**Prompt:** Set down word for word the lines running from the line with "Generate a web" to the line with "const yTicks = [0, 500, 1000, 1500, 2000, 2500];", ends included. Skip every picture.

|---|

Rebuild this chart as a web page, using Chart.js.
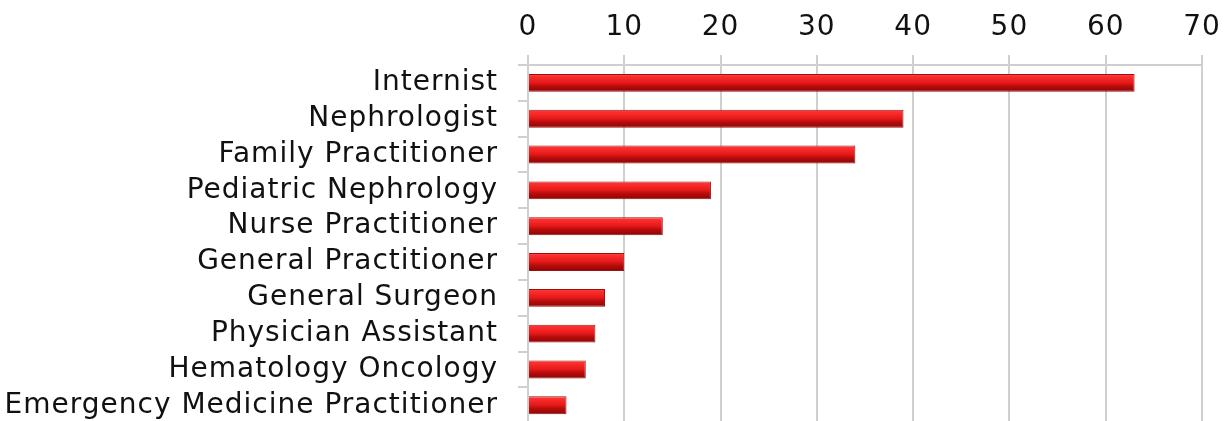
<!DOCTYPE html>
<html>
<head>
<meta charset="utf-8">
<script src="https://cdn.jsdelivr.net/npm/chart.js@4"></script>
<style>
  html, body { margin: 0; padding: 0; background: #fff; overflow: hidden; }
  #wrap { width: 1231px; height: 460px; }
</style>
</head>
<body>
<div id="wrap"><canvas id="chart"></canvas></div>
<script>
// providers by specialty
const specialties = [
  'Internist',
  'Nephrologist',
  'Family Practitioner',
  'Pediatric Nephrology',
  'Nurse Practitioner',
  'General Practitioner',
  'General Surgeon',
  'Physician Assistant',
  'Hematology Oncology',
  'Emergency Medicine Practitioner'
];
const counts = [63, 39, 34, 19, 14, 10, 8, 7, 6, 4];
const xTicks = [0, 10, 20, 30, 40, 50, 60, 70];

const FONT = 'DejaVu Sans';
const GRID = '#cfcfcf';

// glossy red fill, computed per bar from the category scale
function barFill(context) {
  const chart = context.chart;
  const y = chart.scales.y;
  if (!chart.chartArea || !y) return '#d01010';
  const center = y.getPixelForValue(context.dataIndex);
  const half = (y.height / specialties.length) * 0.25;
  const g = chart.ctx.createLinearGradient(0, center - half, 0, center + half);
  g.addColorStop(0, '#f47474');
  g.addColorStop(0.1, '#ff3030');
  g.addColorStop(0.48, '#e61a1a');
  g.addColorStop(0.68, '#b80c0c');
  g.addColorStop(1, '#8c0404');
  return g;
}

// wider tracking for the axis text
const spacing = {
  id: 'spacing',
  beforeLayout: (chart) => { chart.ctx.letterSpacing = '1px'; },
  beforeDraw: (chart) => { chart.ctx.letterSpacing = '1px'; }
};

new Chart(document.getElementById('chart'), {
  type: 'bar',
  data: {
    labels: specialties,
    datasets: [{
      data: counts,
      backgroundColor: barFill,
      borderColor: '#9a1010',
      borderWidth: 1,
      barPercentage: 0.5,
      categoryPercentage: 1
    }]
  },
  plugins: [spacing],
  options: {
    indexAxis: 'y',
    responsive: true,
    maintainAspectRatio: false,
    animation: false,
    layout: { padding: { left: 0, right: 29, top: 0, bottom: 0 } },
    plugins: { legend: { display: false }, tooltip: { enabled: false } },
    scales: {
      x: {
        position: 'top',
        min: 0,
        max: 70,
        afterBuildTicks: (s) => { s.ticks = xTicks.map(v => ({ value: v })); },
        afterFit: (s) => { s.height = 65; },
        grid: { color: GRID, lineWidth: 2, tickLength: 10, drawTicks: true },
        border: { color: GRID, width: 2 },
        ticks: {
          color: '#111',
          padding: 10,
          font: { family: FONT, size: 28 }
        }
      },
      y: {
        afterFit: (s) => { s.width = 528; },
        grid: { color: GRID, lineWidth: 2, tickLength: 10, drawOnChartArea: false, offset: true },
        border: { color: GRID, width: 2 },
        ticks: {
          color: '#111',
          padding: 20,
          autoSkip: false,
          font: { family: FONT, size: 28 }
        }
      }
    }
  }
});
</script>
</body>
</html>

|---|

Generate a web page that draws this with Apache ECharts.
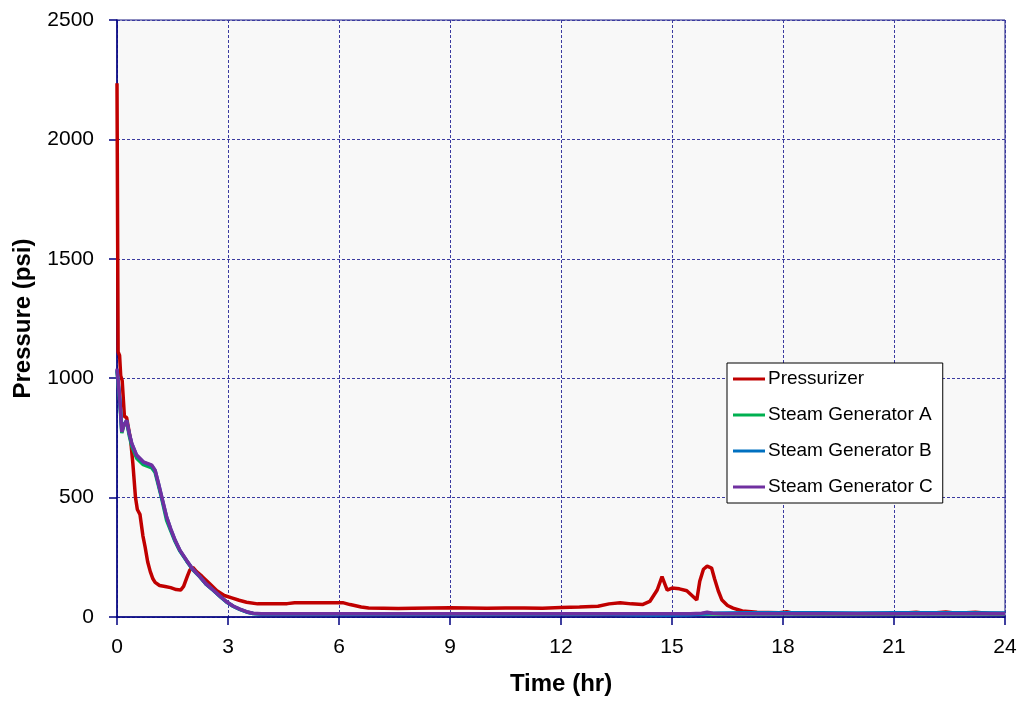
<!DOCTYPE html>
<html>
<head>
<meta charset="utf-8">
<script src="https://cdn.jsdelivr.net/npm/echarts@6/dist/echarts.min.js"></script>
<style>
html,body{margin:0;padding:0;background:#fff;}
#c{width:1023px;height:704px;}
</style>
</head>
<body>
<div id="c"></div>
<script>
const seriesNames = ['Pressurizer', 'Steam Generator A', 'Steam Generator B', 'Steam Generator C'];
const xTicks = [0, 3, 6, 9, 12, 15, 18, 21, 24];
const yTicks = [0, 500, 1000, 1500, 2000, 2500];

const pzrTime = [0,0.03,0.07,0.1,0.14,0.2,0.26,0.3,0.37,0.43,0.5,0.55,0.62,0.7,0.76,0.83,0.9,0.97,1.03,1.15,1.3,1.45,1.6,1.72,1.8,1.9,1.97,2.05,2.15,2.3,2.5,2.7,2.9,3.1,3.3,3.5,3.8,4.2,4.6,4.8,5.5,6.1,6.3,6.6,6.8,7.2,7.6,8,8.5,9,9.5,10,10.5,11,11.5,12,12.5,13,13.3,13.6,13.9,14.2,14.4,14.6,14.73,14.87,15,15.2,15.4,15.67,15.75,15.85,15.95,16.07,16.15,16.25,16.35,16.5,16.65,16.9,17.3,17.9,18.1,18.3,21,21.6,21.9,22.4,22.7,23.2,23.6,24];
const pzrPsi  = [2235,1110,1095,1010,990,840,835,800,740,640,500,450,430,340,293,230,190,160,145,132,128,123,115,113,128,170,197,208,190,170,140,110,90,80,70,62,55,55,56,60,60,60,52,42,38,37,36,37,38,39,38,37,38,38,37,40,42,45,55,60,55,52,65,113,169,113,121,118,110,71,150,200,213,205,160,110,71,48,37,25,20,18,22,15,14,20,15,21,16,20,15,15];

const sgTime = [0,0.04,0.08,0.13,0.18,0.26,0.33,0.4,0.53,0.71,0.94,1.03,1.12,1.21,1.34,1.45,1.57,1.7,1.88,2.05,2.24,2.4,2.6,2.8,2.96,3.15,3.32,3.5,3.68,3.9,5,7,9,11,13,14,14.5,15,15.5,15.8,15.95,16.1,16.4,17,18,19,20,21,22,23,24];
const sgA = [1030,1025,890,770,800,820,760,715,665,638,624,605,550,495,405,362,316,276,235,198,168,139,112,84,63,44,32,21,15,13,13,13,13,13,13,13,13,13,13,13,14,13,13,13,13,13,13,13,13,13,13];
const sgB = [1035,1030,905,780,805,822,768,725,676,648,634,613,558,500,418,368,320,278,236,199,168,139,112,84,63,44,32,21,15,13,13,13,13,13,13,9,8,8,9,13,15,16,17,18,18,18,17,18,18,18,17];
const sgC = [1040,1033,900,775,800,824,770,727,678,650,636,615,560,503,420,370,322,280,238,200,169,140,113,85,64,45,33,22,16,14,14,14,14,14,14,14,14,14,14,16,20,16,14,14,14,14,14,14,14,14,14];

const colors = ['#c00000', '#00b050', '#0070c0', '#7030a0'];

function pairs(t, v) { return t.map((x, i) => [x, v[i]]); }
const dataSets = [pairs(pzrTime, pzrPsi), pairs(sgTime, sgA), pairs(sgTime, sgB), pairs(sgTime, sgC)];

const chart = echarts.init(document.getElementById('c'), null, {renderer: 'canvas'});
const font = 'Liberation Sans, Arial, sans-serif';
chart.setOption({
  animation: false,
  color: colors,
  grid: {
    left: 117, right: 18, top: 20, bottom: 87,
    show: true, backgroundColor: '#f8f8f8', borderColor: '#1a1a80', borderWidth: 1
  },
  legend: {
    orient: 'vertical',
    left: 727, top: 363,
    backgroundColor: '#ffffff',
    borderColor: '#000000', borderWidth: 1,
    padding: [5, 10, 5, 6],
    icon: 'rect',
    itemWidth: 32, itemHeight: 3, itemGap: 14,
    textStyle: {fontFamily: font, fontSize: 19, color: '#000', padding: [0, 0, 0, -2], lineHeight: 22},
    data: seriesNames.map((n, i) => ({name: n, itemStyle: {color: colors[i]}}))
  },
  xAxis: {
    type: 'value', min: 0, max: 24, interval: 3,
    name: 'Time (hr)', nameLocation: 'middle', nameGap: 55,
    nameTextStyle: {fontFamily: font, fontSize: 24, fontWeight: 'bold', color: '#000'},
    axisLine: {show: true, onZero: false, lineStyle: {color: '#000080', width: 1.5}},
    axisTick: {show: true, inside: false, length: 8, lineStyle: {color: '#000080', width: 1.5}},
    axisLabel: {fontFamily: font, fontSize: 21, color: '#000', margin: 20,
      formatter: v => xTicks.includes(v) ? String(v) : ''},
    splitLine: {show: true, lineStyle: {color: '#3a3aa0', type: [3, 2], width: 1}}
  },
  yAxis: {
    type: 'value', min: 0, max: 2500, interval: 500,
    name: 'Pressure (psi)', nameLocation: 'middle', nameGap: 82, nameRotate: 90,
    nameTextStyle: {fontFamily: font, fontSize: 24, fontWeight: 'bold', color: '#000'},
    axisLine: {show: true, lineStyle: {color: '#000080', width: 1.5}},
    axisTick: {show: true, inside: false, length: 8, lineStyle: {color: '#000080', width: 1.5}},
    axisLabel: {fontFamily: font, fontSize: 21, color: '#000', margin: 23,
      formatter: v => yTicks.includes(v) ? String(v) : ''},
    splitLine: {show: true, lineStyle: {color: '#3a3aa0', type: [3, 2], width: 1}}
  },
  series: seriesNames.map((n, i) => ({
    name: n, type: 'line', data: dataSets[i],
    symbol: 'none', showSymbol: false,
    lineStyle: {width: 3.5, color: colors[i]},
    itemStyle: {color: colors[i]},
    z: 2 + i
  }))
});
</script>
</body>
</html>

|---|

**Exercise result:**
Generate a web page that draws this with Apache ECharts.
<!DOCTYPE html>
<html>
<head>
<meta charset="utf-8">
<script src="https://cdn.jsdelivr.net/npm/echarts@6/dist/echarts.min.js"></script>
<style>
html,body{margin:0;padding:0;background:#fff;}
#c{width:1023px;height:704px;}
</style>
</head>
<body>
<div id="c"></div>
<script>
const seriesNames = ['Pressurizer', 'Steam Generator A', 'Steam Generator B', 'Steam Generator C'];
const xTicks = [0, 3, 6, 9, 12, 15, 18, 21, 24];
const yTicks = [0, 500, 1000, 1500, 2000, 2500];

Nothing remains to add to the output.